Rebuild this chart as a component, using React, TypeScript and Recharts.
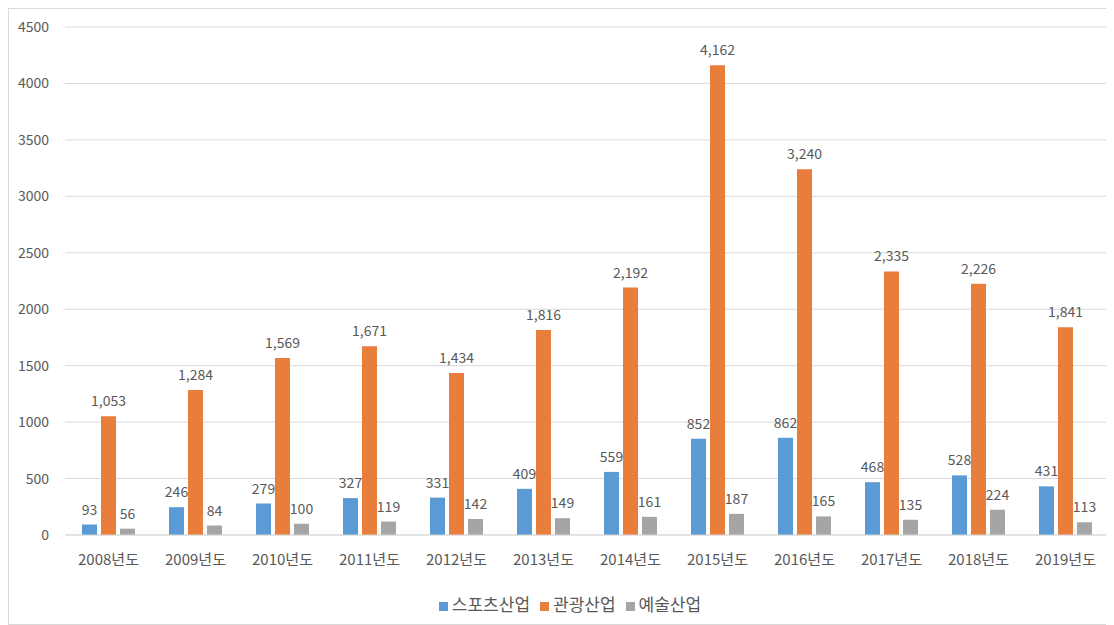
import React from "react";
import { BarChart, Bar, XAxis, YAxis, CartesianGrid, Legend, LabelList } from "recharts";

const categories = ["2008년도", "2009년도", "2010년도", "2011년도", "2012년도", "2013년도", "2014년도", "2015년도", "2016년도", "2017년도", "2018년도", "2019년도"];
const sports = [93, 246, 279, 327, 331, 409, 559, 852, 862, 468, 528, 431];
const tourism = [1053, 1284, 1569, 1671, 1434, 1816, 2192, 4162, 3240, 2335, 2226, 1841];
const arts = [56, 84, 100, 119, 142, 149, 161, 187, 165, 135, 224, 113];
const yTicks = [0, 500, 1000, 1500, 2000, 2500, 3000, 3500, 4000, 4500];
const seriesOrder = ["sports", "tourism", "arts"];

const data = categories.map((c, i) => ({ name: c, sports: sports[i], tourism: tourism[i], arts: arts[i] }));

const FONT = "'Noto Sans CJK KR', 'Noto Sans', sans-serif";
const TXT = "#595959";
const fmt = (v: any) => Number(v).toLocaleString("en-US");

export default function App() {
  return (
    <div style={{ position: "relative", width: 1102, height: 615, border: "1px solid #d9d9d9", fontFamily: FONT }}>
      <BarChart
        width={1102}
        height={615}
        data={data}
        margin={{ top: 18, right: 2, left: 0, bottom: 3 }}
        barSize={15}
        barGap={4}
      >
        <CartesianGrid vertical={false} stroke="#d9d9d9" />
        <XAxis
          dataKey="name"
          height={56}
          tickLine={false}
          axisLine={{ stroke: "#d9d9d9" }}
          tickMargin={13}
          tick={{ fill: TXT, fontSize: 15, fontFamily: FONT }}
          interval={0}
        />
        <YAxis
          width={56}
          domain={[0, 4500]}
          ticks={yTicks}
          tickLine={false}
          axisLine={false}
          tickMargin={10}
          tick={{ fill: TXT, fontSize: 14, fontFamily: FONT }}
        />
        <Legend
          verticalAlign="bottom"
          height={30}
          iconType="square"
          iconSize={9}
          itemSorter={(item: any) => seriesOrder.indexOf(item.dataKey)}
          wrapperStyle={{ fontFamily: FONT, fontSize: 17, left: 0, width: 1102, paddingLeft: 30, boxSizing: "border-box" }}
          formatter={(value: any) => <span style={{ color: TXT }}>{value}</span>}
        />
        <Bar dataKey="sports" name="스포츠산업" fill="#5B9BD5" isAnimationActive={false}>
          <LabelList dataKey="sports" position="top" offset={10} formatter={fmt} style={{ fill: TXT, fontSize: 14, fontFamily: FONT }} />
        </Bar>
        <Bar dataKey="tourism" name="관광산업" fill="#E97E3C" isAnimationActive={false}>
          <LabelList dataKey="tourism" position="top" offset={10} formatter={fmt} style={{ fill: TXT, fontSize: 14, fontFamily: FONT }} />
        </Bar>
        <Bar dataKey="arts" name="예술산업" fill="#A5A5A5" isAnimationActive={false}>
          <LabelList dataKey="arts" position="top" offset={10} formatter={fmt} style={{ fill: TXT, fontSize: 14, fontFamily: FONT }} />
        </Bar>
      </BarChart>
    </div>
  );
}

__What this task involves__
Return only the lines running from the top of the data to the line that holds "CartesianGrid, Legend, LabelList". Include both of those lines, but skip the pictures.

__Solution to the problem__
Rebuild this chart as a component, using React, TypeScript and Recharts.
import React from "react";
import { BarChart, Bar, XAxis, YAxis, CartesianGrid, Legend, LabelList } from "recharts";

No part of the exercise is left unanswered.